Dear Friends,
We are in the midst of gearing up for a long Great American Road Trip. Long-time readers know how I feel about those, but for you newer readers this will give you an idea. The proximate purpose of this particular trip is that I need to be in Philadelphia next week to film twenty hours of lectures on Christian public witness. And I figure that if I absolutely must travel east of the Mississippi River—something this Montana boy isn’t fond of doing—I may as well take some companions with me and see some sights. Think of it like a reverse Lewis & Clark Expedition.
So Tara and the youngest will be joining me in the currently (!) tip-top shape Beemer. Highlights will include Minneapolis and Target Field—my youngest baseball buddy will finally get to visit the cathedral! She also has never seen a beach, so we have three days planned in Savannah, Georgia and Tybee Island. I imagine that is going to be hot. Then the Georgia aquarium in Atlanta, which I hear is a must-see. And all along the way we’ll be visiting with old friends.
We’re leaving Friday, so preparations are frantically underway. Here are some things that caught my attention this week.
Country music star Jason Aldean is under fire for his new hit single, “Try That In A Small Town.” It’s a harsh critique of rioting, looting, car-jacking, spitting on police officers, and that kind of thing. In small towns, we are to believe, you can’t get away with that kind of behavior. It’s a familiar romantic American genre playing on the rural vs. urban divide. Merle Haggard did something similar with “Okie From Muskogee.”
Anyway, a lot of people are upset because they think the song is racist. Because, in the brains of a certain segment of people who claim to be “antiracist,” talking about crime and unruly behavior must be talking about black people. Somebody might be a racist here, but it might just be Mr. Aldean’s critics.
However, I, too, object to the song. But not because it is racist. And not because it romanticizes small town communities—which, if we are being honest, are rife with the same depression, addiction, and promiscuity you find in big cities. I object to this song because the lyrics are simply terrible. I mean, terrible. Who wrote this garbage?

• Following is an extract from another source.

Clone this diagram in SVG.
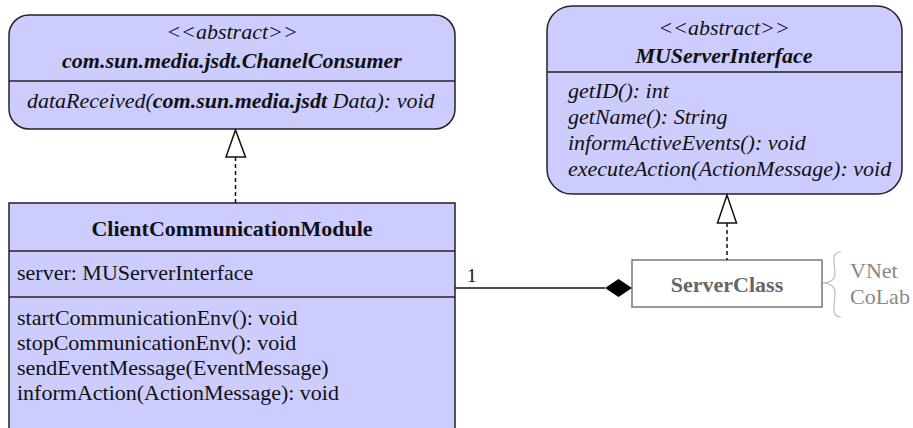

Country music has been in a very bad way for a very long time now, but somewhere, somehow the industry has to hit rock bottom, don’t they? If you turn on a country station you will hear song after song about short-shorts, bare feet, summer nights, and lots and lots of drinking parties—with very specific beverage brand placements. And the songs will be the exact same song—same chord progression, same instruments, probably the same session musicians, with just a different singer. Nashville is in some kind of epic rut. Now we get “Light, like.” “Cool, fool.” Somebody get the Nashville songwriters a rhyming dictionary and thesaurus. This song is just bad.
Secretary of Defense John Kirby gave a lengthy explanation for why the U.S. Military must provide abortions to service members. It was full of high-minded rhetoric about duty and loyalty and patriotism, but at the end of the day the answer is: 20% of our military are women, and we need to encourage them to kill their babies so they can get back to work.
Alternatively, he made the case for why women shouldn’t serve in the military.